### GIVEN TASK
Retype the lines beneath this one, from the first through the line containing "21, weight: 'bold'". Pictures are left out.

### RAW DATA
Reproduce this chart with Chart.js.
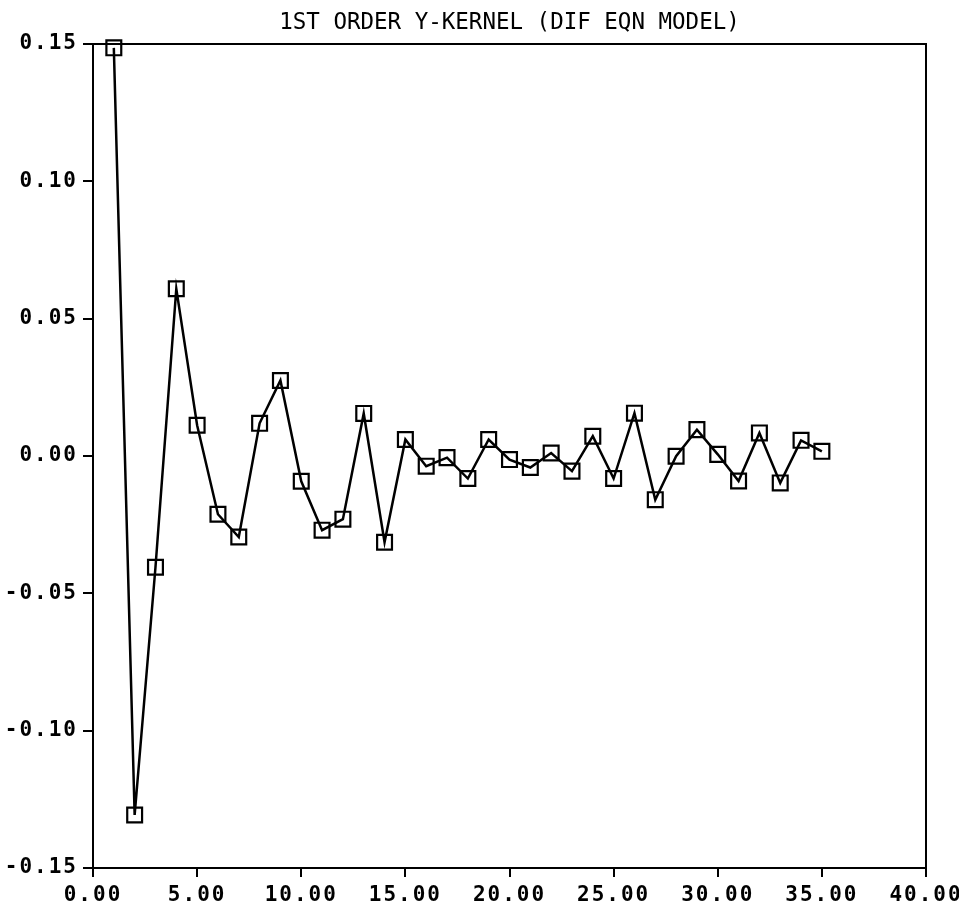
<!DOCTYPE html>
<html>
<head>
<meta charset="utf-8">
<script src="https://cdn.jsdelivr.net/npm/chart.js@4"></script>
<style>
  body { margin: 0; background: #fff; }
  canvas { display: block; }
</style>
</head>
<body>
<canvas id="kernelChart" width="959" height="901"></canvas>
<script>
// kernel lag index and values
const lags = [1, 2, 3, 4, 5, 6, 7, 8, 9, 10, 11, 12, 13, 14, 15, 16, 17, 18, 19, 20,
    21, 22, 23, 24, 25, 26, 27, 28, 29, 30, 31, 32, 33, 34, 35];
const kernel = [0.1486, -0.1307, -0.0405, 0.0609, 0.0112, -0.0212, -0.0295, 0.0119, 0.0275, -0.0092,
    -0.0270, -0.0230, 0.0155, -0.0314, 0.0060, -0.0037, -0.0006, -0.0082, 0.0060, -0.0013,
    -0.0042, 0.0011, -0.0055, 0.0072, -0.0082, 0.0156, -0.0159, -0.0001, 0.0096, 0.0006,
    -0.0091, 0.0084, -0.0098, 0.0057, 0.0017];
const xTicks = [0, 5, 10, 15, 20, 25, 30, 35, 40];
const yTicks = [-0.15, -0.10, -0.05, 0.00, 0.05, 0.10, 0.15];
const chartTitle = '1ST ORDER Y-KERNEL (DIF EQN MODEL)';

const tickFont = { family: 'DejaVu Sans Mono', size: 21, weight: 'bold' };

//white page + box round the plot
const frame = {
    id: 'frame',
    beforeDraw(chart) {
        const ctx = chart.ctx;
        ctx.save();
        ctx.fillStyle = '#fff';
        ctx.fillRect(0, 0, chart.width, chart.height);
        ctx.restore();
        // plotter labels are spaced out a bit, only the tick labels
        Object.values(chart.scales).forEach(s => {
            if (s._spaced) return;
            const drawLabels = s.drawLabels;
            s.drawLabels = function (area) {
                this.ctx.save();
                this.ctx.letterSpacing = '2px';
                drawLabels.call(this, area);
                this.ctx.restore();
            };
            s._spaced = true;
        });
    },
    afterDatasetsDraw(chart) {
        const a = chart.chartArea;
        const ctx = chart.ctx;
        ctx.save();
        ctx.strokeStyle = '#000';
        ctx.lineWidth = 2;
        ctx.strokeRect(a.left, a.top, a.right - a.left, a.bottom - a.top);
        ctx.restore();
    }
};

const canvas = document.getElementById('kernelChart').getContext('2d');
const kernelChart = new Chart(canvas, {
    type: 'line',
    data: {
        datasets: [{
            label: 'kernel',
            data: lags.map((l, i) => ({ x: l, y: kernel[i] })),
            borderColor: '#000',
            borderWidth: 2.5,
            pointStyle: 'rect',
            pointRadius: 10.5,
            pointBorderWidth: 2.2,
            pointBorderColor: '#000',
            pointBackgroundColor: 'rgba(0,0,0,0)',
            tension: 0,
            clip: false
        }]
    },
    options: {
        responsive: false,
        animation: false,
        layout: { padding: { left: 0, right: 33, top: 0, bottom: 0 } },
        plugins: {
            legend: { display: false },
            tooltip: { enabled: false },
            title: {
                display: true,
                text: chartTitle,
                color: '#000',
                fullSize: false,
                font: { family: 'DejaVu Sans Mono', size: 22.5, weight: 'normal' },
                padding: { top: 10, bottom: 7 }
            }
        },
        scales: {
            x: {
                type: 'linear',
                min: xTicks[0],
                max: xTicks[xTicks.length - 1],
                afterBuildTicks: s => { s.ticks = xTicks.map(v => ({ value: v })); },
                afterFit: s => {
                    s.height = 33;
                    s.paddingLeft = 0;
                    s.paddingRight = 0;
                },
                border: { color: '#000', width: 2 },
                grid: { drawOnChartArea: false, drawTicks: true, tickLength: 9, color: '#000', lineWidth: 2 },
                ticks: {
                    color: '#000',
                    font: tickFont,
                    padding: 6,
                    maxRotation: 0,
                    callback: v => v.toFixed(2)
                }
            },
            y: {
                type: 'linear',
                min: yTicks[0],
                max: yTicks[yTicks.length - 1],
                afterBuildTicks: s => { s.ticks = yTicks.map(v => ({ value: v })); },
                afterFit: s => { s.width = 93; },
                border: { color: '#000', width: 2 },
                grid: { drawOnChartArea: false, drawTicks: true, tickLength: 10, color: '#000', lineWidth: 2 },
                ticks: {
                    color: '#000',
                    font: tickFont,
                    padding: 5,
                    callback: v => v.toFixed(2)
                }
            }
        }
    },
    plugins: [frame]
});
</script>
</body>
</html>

### WORKED SOLUTION
Reproduce this chart with Chart.js.
<!DOCTYPE html>
<html>
<head>
<meta charset="utf-8">
<script src="https://cdn.jsdelivr.net/npm/chart.js@4"></script>
<style>
  body { margin: 0; background: #fff; }
  canvas { display: block; }
</style>
</head>
<body>
<canvas id="kernelChart" width="959" height="901"></canvas>
<script>
// kernel lag index and values
const lags = [1, 2, 3, 4, 5, 6, 7, 8, 9, 10, 11, 12, 13, 14, 15, 16, 17, 18, 19, 20,
    21, 22, 23, 24, 25, 26, 27, 28, 29, 30, 31, 32, 33, 34, 35];
const kernel = [0.1486, -0.1307, -0.0405, 0.0609, 0.0112, -0.0212, -0.0295, 0.0119, 0.0275, -0.0092,
    -0.0270, -0.0230, 0.0155, -0.0314, 0.0060, -0.0037, -0.0006, -0.0082, 0.0060, -0.0013,
    -0.0042, 0.0011, -0.0055, 0.0072, -0.0082, 0.0156, -0.0159, -0.0001, 0.0096, 0.0006,
    -0.0091, 0.0084, -0.0098, 0.0057, 0.0017];
const xTicks = [0, 5, 10, 15, 20, 25, 30, 35, 40];
const yTicks = [-0.15, -0.10, -0.05, 0.00, 0.05, 0.10, 0.15];
const chartTitle = '1ST ORDER Y-KERNEL (DIF EQN MODEL)';

const tickFont = { family: 'DejaVu Sans Mono', size: 21, weight: 'bold' };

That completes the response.